No encontro de 18 de Dezembro estiveram presentes Michael Flynn e Sidney Powell — a advogada que dizia ter provas de que a Venezuela e “os comunistas” tinham manipulado as máquinas de votos nos EUA — e também o empresário Patrick Byrne, fundador da empresa Overstock.com.

Do outro lado, na equipa da Casa Branca, Herschmann e Pat Cipollone (o principal advogado do Presidente) juntaram-se a Derek Lyons (o secretário da Casa Branca) para tentarem impedir que Trump ouvisse propostas que tinham como objectivo reverter o resultado da eleição presidencial.

“Fiquei espantado e perguntei-lhes se eles estavam mesmo a dizer que o Partido Democrata tinha trabalhado em conjunto com Hugo Chávez [que, por aquela altura, tinha morrido há sete anos e meio] e com os venezuelanos”, recordou Herschmann, no testemunho que foi exibido, em vídeo, durante a sessão pública de terça-feira.

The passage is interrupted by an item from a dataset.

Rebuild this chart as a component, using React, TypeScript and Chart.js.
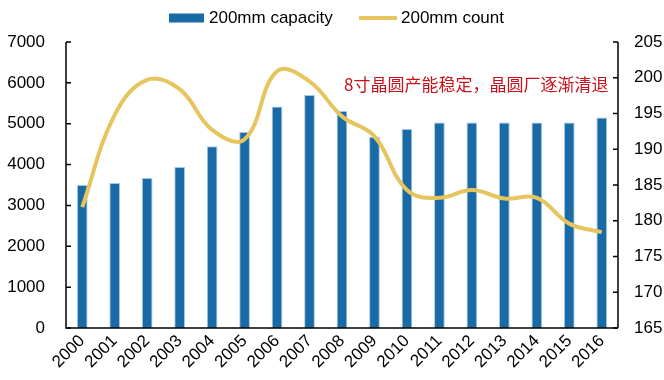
import React, { useEffect, useRef } from "react";
import { Chart, registerables } from "chart.js";

Chart.register(...registerables);

const years = ["2000","2001","2002","2003","2004","2005","2006","2007","2008","2009","2010","2011","2012","2013","2014","2015","2016"];
const capacity = [3500, 3550, 3670, 3940, 4450, 4800, 5420, 5700, 5310, 4680, 4870, 5030, 5030, 5030, 5030, 5030, 5150];
const fabCount = [181.9, 194.8, 199.7, 198.4, 192.7, 191.4, 200.9, 199.5, 194.6, 191.8, 184.3, 183.2, 184.3, 183.1, 183.2, 179.6, 178.4];
const leftTicks = [0, 1000, 2000, 3000, 4000, 5000, 6000, 7000];
const rightTicks = [165, 170, 175, 180, 185, 190, 195, 200, 205];
const note = "8寸晶圆产能稳定，晶圆厂逐渐清退";

const BAR = "#1A6AA5";
const LINE = "#E6C55E";
const FONT = "Liberation Sans, Arial, sans-serif";

// Axis lines with inward ticks, top legend and the red note
const decorPlugin = {
  id: "decor",
  afterDraw(chart: any) {
    const { ctx, chartArea, scales } = chart;
    const { left, right, top, bottom } = chartArea;
    ctx.save();
    ctx.strokeStyle = "#000";
    ctx.lineWidth = 1.5;
    ctx.beginPath();
    ctx.moveTo(left, top);
    ctx.lineTo(left, bottom);
    ctx.lineTo(right, bottom);
    ctx.moveTo(right, top);
    ctx.lineTo(right, bottom);
    ctx.stroke();
    ctx.beginPath();
    leftTicks.forEach((v) => {
      const y = scales.y.getPixelForValue(v);
      ctx.moveTo(left, y);
      ctx.lineTo(left + 5, y);
    });
    rightTicks.forEach((v) => {
      const y = scales.y1.getPixelForValue(v);
      ctx.moveTo(right, y);
      ctx.lineTo(right - 5, y);
    });
    ctx.stroke();

    // legend
    const ds = chart.data.datasets;
    ctx.font = `17px ${FONT}`;
    ctx.textBaseline = "middle";
    ctx.textAlign = "left";
    const ly = 18;
    ctx.fillStyle = BAR;
    ctx.fillRect(169, ly - 4.5, 35, 9);
    ctx.fillStyle = "#000";
    ctx.fillText(ds[0].label, 209, ly);
    ctx.strokeStyle = LINE;
    ctx.lineWidth = 4;
    ctx.beginPath();
    ctx.moveTo(359, ly);
    ctx.lineTo(397, ly);
    ctx.stroke();
    ctx.fillText(ds[1].label, 401, ly);

    // note
    ctx.font = `17px "Noto Sans CJK SC", sans-serif`;
    ctx.fillStyle = "#C8101A";
    ctx.fillText(note, 344, 85);
    ctx.restore();
  },
};

export default function App() {
  const ref = useRef<HTMLCanvasElement | null>(null);

  useEffect(() => {
    if (!ref.current) return;
    const chart = new Chart(ref.current, {
      type: "bar",
      data: {
        labels: years,
        datasets: [
          {
            type: "bar",
            label: "200mm capacity",
            data: capacity,
            backgroundColor: BAR,
            borderColor: "rgba(150,195,230,0.9)",
            borderWidth: 1,
            categoryPercentage: 1,
            barPercentage: 0.33,
            yAxisID: "y",
            order: 1,
          },
          {
            type: "line",
            label: "200mm count",
            data: fabCount,
            borderColor: LINE,
            backgroundColor: LINE,
            borderWidth: 4,
            pointRadius: 0,
            tension: 0.4,
            yAxisID: "y1",
            order: 0,
          },
        ],
      },
      options: {
        animation: false,
        responsive: true,
        maintainAspectRatio: false,
        layout: { padding: { top: 42, left: 0, right: 0, bottom: 0 } },
        plugins: {
          legend: { display: false },
          tooltip: { enabled: false },
        },
        scales: {
          x: {
            grid: { display: false, drawTicks: false },
            border: { display: false },
            ticks: {
              color: "#000",
              font: { size: 17, family: FONT },
              minRotation: 45,
              maxRotation: 45,
              padding: 3,
              autoSkip: false,
            },
            afterFit: (s: any) => { s.height = 52; },
          },
          y: {
            position: "left",
            min: 0,
            max: 7000,
            grid: { display: false, drawTicks: false },
            border: { display: false },
            ticks: {
              stepSize: 1000,
              color: "#000",
              font: { size: 17, family: FONT },
              padding: 21,
              callback: (v: any) => String(v),
            },
            afterFit: (s: any) => { s.width = 66; },
          },
          y1: {
            position: "right",
            min: 165,
            max: 205,
            grid: { display: false, drawTicks: false },
            border: { display: false },
            ticks: {
              stepSize: 5,
              color: "#000",
              font: { size: 17, family: FONT },
              padding: 16,
              callback: (v: any) => String(v),
            },
            afterFit: (s: any) => { s.width = 46; },
          },
        },
      },
      plugins: [decorPlugin],
    });
    return () => chart.destroy();
  }, []);

  return (
    <div style={{ position: "fixed", left: 0, top: 0, width: 664, height: 380, background: "#fff" }}>
      <canvas ref={ref} />
    </div>
  );
}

"A dada altura, o general Flynn mostrou um diagrama com moradas de IP em todo o mundo, que estariam, supostamente, a comunicar com as máquinas de voto. E disse qualquer coisa sobre termóstatos ligados à Internet.”

E, quando os conselheiros e advogados da Casa Branca pediram a Flynn, Powell e Byrne que justificassem a avalancha de decisões judicias contra as queixas de fraude eleitoral (60 decisões contrárias a Trump em 61 processos, entre a eleição presidencial e finais de Dezembro de 2020), os conselheiros externos do então Presidente dos EUA disseram que “os juízes são corruptos”.

“Todos?”, perguntou Herschmann, segundo o seu testemunho. “Em cada um dos processos que vocês perderam? Todos eles são corruptos? Mesmo aqueles que nós nomeámos?”

Ponto de partida

A reunião de 18 de Dezembro de 2020 é vista, pela comissão de inquérito, como um ponto importante nos acontecimentos que culminaram com a invasão do Capitólio, a 6 de Janeiro de 2021.

Durante as audições de terça-feira, foram também apresentadas provas de que o convite de Trump aos seus apoiantes para uma manifestação em Washington D.C., no dia em que o Congresso ia carimbar a eleição de Biden, foi interpretado por grupos extremistas — como os Proud Boys e os Oath Keepers — como um apelo à insurreição.

“A nossa única salvação vão ser os milhões de americanos que se dirigirem a Washington para ocuparem toda a área, incluindo o Capitólio”, disse Matt Bracken, um comentador ligado aos grupos da extrema-direita norte-americana, num vídeo publicado depois do tweet de Trump, na madrugada de 19 de Dezembro de 2020. “Nós sabemos o que temos de fazer. Se tivermos pessoas suficientes, podemos derrubar qualquer tipo de vedação.”

A congressista republicana Liz Cheney — a vice-presidente da comissão de inquérito — revelou que Trump tentou telefonar a uma das testemunhas que foram ouvidas durante as investigações, o que pode configurar um crime de tentativa de manipulação de testemunha. Segundo Cheney, a testemunha — que não foi identificada na terça-feira — não atendeu o telefonema e transmitiu a informação aos membros da comissão de inquérito.